Otoriter dönem: (15 Temmuz 2016’dan günümüze) TSK içinde bir yapının emir komuta zinciri dışında darbeye teşebbüs etmesi Türkiye’de normal siyasi zemini alt üst etmiştir. Resmi açıklamaya göre 251 yurttaş hayatını kaybetmiştir. Darbenin bastırılmasından sonra Yüksek Yargı, Asker ve Polis’te çok büyük operasyonlar yapılmıştır. 20 Temmuz’da Olağanüstü Hal ilan edilmiş, 2 yıla varan OHAL sürecinde devlette işleyen bir hukuk düzeni kalmamıştır. Darbenin tam olarak kimler tarafından yapıldığı, kimler tarafından bastırıldığı siyasi neden ve sonuçları tam olarak asla araştırılmamıştır. Bir önceki dönemde sarsılan AKP iktidarı, OHAL sürecini tün toplumsal muhalefeti bastırmak için kullanmış, bir siyasi parti Genel Başkanı olan Selahattin Demirtaş tutuklanmıştır. 130 binden fazla kamu çalışanı KHK ile ihraç edilmiş, en küçük bir basın açıklamasına dahi bu dönemde izin verilmemiş, özellikle darbe sürecinden sonra işkence ve kötü muamele şikayetleri çok artmıştır. Bu sürecin devamında 2017 yılında Cumhurbaşkanlığı rejimi için Anayasa referandumuna gidilmiş, %51.4’le yeni Anaysa kabul edilmiştir. Ertesi yıl da benzeri bir süreç ve oy oranıyla Recep Tayyip Erdoğan yeni sistemin ilk Cumhurbaşkanı olmuştur. Bu dönemde kendilerine yakın iş insanları ve aile çevresine muazzam bir kaynak aktarımı (yasal/yasa dışı) devam etmiştir. Hukukun ve bürokrasinin rafa kalkmasından dolayı yeraltı ve yer üstü varlıkları maksimum derecede yağmalanmaya devam etmiştir.

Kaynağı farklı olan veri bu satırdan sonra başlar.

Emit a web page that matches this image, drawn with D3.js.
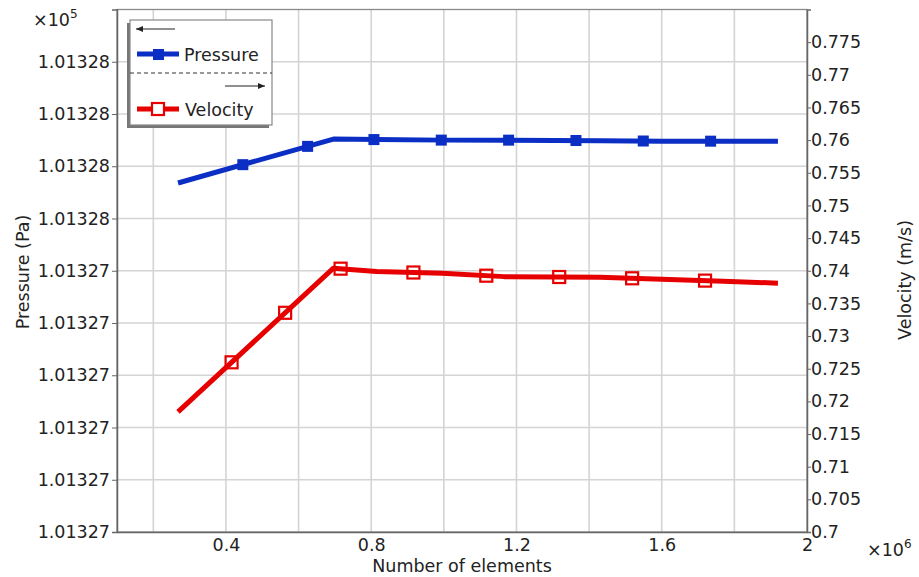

Bu dönem halen sürmektedir.
İktidarın 20 yıllık kısa tarihi budur ve dış siyaset, ekonomi, kültür, kadın, çevre gibi büyük başlıklara bu yazıda ayrıntılı yer verilememiştir.
Bir kahramanlık destanı olarak anlatılacak 15 Temmuz darbe süreci, bugün iktidarı ayakta tutan temel unsurdur. İlan edilmemiş bir OHAL halen devam etmektedir. Ancak iktidar, toplumun ihtiyaçlarına hiçbir alanda karşılık verebilecek durumda değildir. Toplum hızla çözülmektedir.
Saray sembolüyle cisimleşen güç odağıyla mücadele devam etmektedir.